— START —

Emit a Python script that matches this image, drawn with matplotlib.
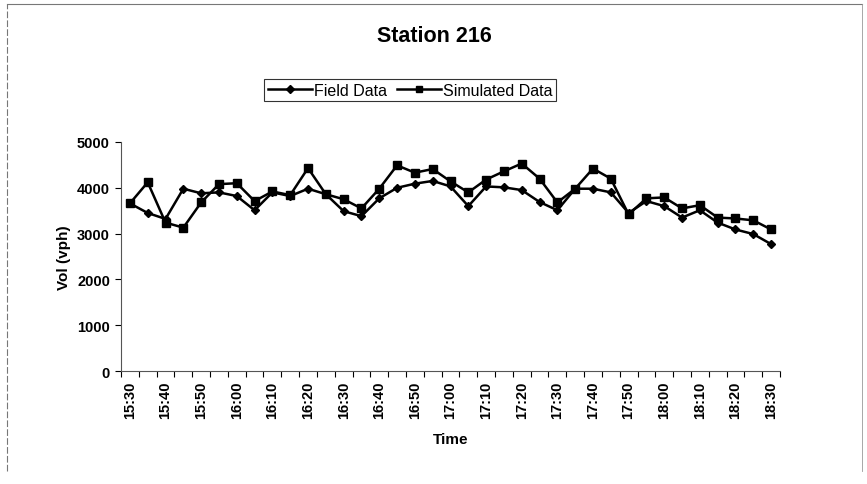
import matplotlib.pyplot as plt
from matplotlib.lines import Line2D

# 5-minute counts, 15:30 to 18:30
times = ["15:30", "15:35", "15:40", "15:45", "15:50", "15:55", "16:00", "16:05",
         "16:10", "16:15", "16:20", "16:25", "16:30", "16:35", "16:40", "16:45",
         "16:50", "16:55", "17:00", "17:05", "17:10", "17:15", "17:20", "17:25",
         "17:30", "17:35", "17:40", "17:45", "17:50", "17:55", "18:00", "18:05",
         "18:10", "18:15", "18:20", "18:25", "18:30"]

field = [3660, 3450, 3320, 3980, 3880, 3900, 3820, 3510, 3900, 3820, 3980, 3860,
         3490, 3380, 3770, 4000, 4090, 4150, 4030, 3600, 4030, 4010, 3950, 3690,
         3510, 3980, 3980, 3900, 3450, 3710, 3600, 3350, 3510, 3240, 3090, 2990, 2770]

simulated = [3660, 4120, 3240, 3130, 3680, 4080, 4100, 3710, 3920, 3840, 4430, 3860,
             3750, 3550, 3980, 4490, 4330, 4410, 4140, 3900, 4180, 4360, 4530, 4200,
             3680, 3980, 4420, 4200, 3420, 3770, 3790, 3550, 3620, 3350, 3330, 3290, 3090]

plt.rcParams["font.family"] = ["Liberation Sans", "DejaVu Sans"]

fig = plt.figure(figsize=(8.67, 4.85), dpi=100)
ax = fig.add_axes([121 / 867, 1 - 372 / 485, 659 / 867, 229 / 485])

x = list(range(len(times)))
ax.plot(x, field, color="black", linewidth=1.8, marker="D", markersize=4.5,
        label="Field Data")
ax.plot(x, simulated, color="black", linewidth=1.8, marker="s", markersize=6,
        label="Simulated Data")

ax.set_xlim(-0.5, len(times) - 0.5)
ax.set_ylim(0, 5000)
ax.set_yticks([0, 1000, 2000, 3000, 4000, 5000])
ax.tick_params(axis="y", labelsize=10.5, length=4, width=0.8, pad=4)
for t in ax.get_yticklabels():
    t.set_fontweight("bold")

# category boundaries get the tick marks, labels sit between them
ax.set_xticks([i - 0.5 for i in range(len(times) + 1)])
ax.set_xticklabels([])
ax.tick_params(axis="x", which="major", length=4, width=0.8)
ax.set_xticks(x[::2], minor=True)
ax.set_xticklabels(times[::2], minor=True, rotation=90, fontsize=10.5,
                   fontweight="bold")
ax.tick_params(axis="x", which="minor", length=0, pad=7)

for s in ["top", "right"]:
    ax.spines[s].set_visible(False)
ax.spines["left"].set_color("#555555")
ax.spines["bottom"].set_color("#555555")

ax.set_ylabel("Vol (vph)", fontsize=11, fontweight="bold", labelpad=4)
ax.set_xlabel("Time", fontsize=11, fontweight="bold", labelpad=10)

fig.text(434 / 867, 1 - 36 / 485, "Station 216", ha="center", va="center",
         fontsize=15.5, fontweight="bold")

handles = [Line2D([], [], color="black", linewidth=1.8, marker="D", markersize=4.5),
           Line2D([], [], color="black", linewidth=1.8, marker="s", markersize=5)]
leg = fig.legend(handles, ["Field Data", "Simulated Data"], ncol=2,
                 loc="center", bbox_to_anchor=(410 / 867, 1 - 91 / 485),
                 fontsize=11.5, frameon=True, fancybox=False, handlelength=2.8,
                 handletextpad=0.1, columnspacing=0.6, borderpad=0.25)
leg.get_frame().set_edgecolor("black")
leg.get_frame().set_linewidth(0.8)

# outer chart border
fig.add_artist(Line2D([7 / 867, 7 / 867], [1 - 472 / 485, 1 - 5 / 485],
                      color="#777777", linewidth=0.8, linestyle=(0, (6, 2))))
fig.add_artist(Line2D([7 / 867, 862 / 867], [1 - 5 / 485, 1 - 5 / 485],
                      color="#777777", linewidth=0.8))
fig.add_artist(Line2D([862 / 867, 862 / 867], [1 - 5 / 485, 1 - 472 / 485],
                      color="#999999", linewidth=0.6))

fig.savefig("out.png", dpi=100)
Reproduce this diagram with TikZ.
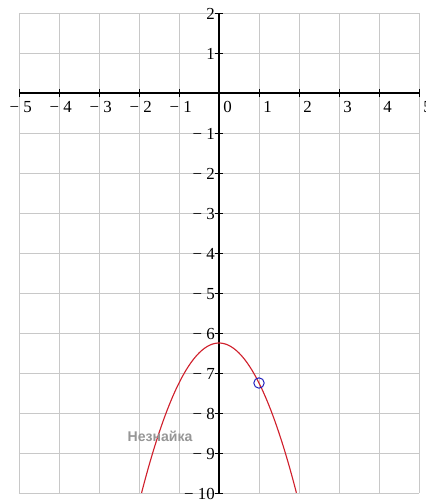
\documentclass[tikz,border=0pt]{standalone}
\usepackage{fontspec}
\setmainfont{Liberation Serif}
\newfontfamily\wmfont{Liberation Sans}
\definecolor{gridgray}{RGB}{200,200,200}
\definecolor{curvered}{RGB}{208,32,44}
\definecolor{dotblue}{RGB}{30,30,190}
\definecolor{wmgray}{RGB}{150,150,150}
\tikzset{
  ticklab/.style={inner sep=0pt,font=\fontsize{12}{13}\selectfont}
}

\begin{document}
\begin{tikzpicture}
	\useasboundingbox (-5.475,-10.2) rectangle (5.175,2.325);
	\draw[gridgray,line width=0.6pt] (-5,-10) grid (5,2);
	\draw[line width=0.9pt] (-5,0)--(5,0);
	\draw[line width=0.9pt] (0,-10)--(0,2);
	\foreach \x in {-5,...,5} \draw[line width=0.6pt] (\x,0.1)--(\x,-0.1);
	\foreach \y in {-10,...,2} \draw[line width=0.6pt] (-0.1,\y)--(0.1,\y);
	% x labels
	\foreach \t in {0,...,5} \node[ticklab,anchor=north west] at (\t+0.1,-0.21) {\t};
	\foreach \t in {1,...,5} \node[ticklab,anchor=north west] at (-\t+0.1,-0.21) {\llap{−\ }\t};
	% y labels
	\foreach \t in {1,2} \node[ticklab,anchor=east] at (-0.1,\t-0.03) {\t};
	\foreach \t in {1,...,10} \node[ticklab,anchor=east] at (-0.1,-\t-0.03) {−\ \t};
	\draw[curvered,line width=0.8pt,domain=-1.936:1.936,smooth,variable=\x,samples=60] plot ({\x},{-\x*\x-6.25});
	\draw[dotblue,line width=0.7pt] (1,-7.25) circle (0.13);
	\node[wmgray,font=\wmfont\bfseries\fontsize{10}{11}\selectfont] (wm) at (-1.475,-8.575) {Незнайка};
\end{tikzpicture}
\end{document}
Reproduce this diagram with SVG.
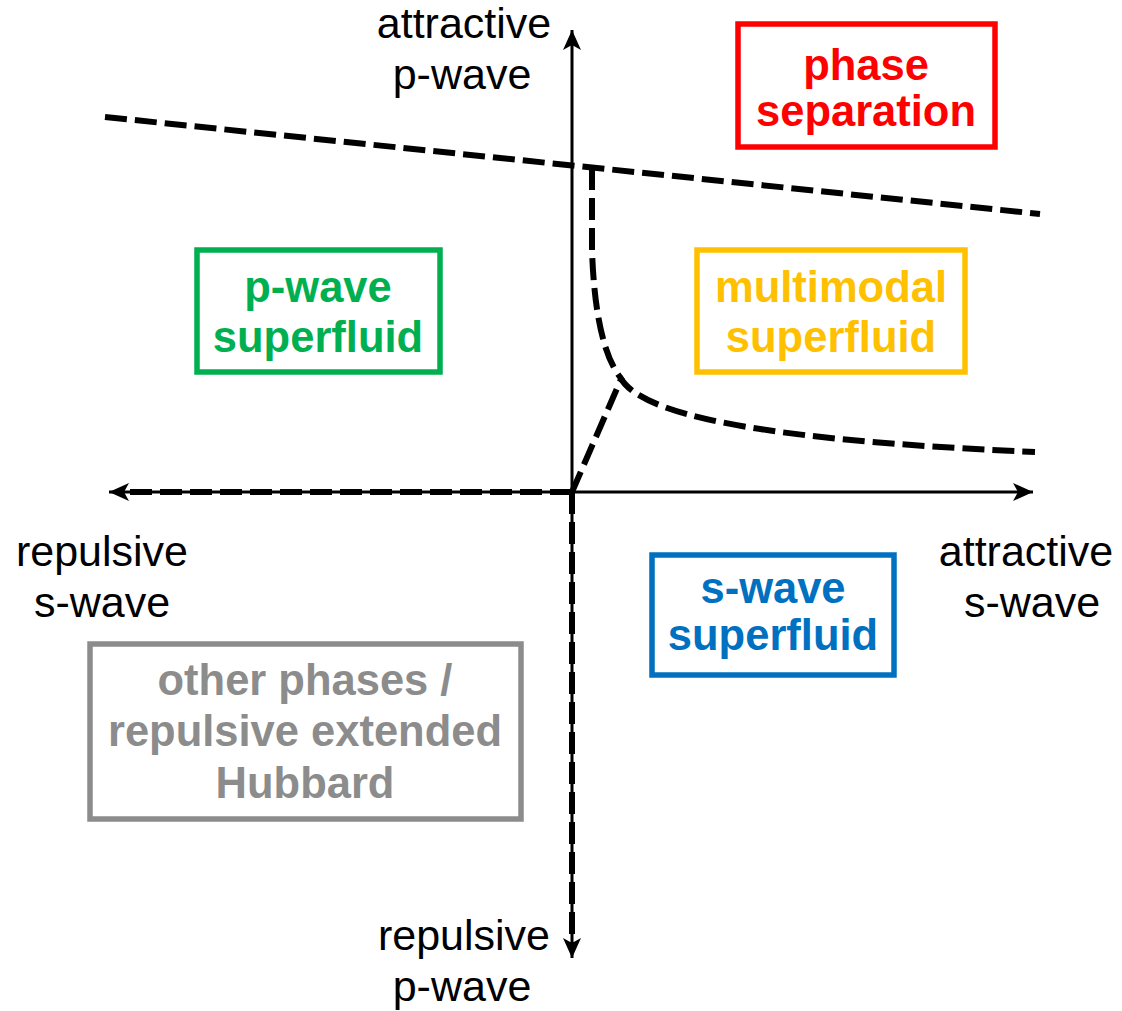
<svg xmlns="http://www.w3.org/2000/svg" width="1122" height="1011" viewBox="0 0 1122 1011">
  <style>
    .axis { stroke: #000; stroke-width: 3; fill: none; }
    .dash { stroke: #000; stroke-width: 6; fill: none; stroke-dasharray: 22 8; }
    .lbl { font-family: "Liberation Sans", Arial, sans-serif; font-size: 43px; fill: #000; text-anchor: middle; }
    .phase { font-family: "Liberation Sans", Arial, sans-serif; font-size: 43.5px; font-weight: bold; text-anchor: middle; }
    .box { fill: #fff; stroke-width: 5.5; }
  </style>
  <defs>
    <marker id="arrow" markerUnits="userSpaceOnUse" markerWidth="24" markerHeight="20" refX="20" refY="10" orient="auto">
      <path d="M0,1 L20,10 L0,19 L5,10 Z" fill="#000"/>
    </marker>
  </defs>
  <rect width="1122" height="1011" fill="#fff"/>

  <g id="connectors">
    <!-- coordinate axes -->
    <line class="axis" x1="572" y1="492" x2="572" y2="30" marker-end="url(#arrow)"/>
    <line class="axis" x1="572" y1="492" x2="572" y2="958" marker-end="url(#arrow)"/>
    <line class="axis" x1="572" y1="492" x2="1033" y2="492" marker-end="url(#arrow)"/>
    <line class="axis" x1="572" y1="492" x2="109" y2="492" marker-end="url(#arrow)"/>
    <!-- phase boundaries -->
    <line class="dash" x1="105" y1="117" x2="1040" y2="214"/>
    <path class="dash" d="M592,168 L592,250 C594,310 603,355 620,377 C640,415 760,440 1035,452"/>
    <line class="dash" x1="572" y1="492" x2="622" y2="377"/>
    <line class="dash" x1="572" y1="492" x2="122" y2="492"/>
    <line class="dash" x1="572" y1="492" x2="572" y2="945"/>
  </g>

  <g id="axis-labels">
    <text class="lbl" x="464" y="38">attractive</text>
    <text class="lbl" x="462" y="89">p-wave</text>
    <text class="lbl" x="102" y="566">repulsive</text>
    <text class="lbl" x="102" y="617">s-wave</text>
    <text class="lbl" x="1026" y="566">attractive</text>
    <text class="lbl" x="1032" y="617">s-wave</text>
    <text class="lbl" x="464" y="950">repulsive</text>
    <text class="lbl" x="462" y="1001">p-wave</text>
  </g>

  <g id="phase-separation">
    <rect class="box" x="738" y="24" width="257" height="123" stroke="#ff0000"/>
    <text class="phase" x="866" y="80" fill="#ff0000">phase</text>
    <text class="phase" x="866" y="126" fill="#ff0000">separation</text>
  </g>

  <g id="p-wave-superfluid">
    <rect class="box" x="197" y="250" width="243" height="122" stroke="#00b050"/>
    <text class="phase" x="318" y="302" fill="#00b050">p-wave</text>
    <text class="phase" x="318" y="352" fill="#00b050">superfluid</text>
  </g>

  <g id="multimodal-superfluid">
    <rect class="box" x="697" y="250" width="268" height="122" stroke="#ffc000"/>
    <text class="phase" x="831" y="302" fill="#ffc000">multimodal</text>
    <text class="phase" x="831" y="352" fill="#ffc000">superfluid</text>
  </g>

  <g id="s-wave-superfluid">
    <rect class="box" x="652" y="555" width="242" height="120" stroke="#0070c0"/>
    <text class="phase" x="773" y="603" fill="#0070c0">s-wave</text>
    <text class="phase" x="773" y="650" fill="#0070c0">superfluid</text>
  </g>

  <g id="other-phases">
    <rect class="box" x="90" y="644" width="431" height="175" stroke="#8c8c8c"/>
    <text class="phase" x="305" y="695" fill="#8c8c8c">other phases /</text>
    <text class="phase" x="305" y="746" fill="#8c8c8c">repulsive extended</text>
    <text class="phase" x="305" y="798" fill="#8c8c8c">Hubbard</text>
  </g>
</svg>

— END —

▸ **Work to do**
Give again, word for word, every line from the top of the data above to the line holding "from matplotlib.lines import Line2D", inclusive, with the pictures left out.

▸ **Exercise solution**
Emit a Python script that matches this image, drawn with matplotlib.
import matplotlib.pyplot as plt
from matplotlib.lines import Line2D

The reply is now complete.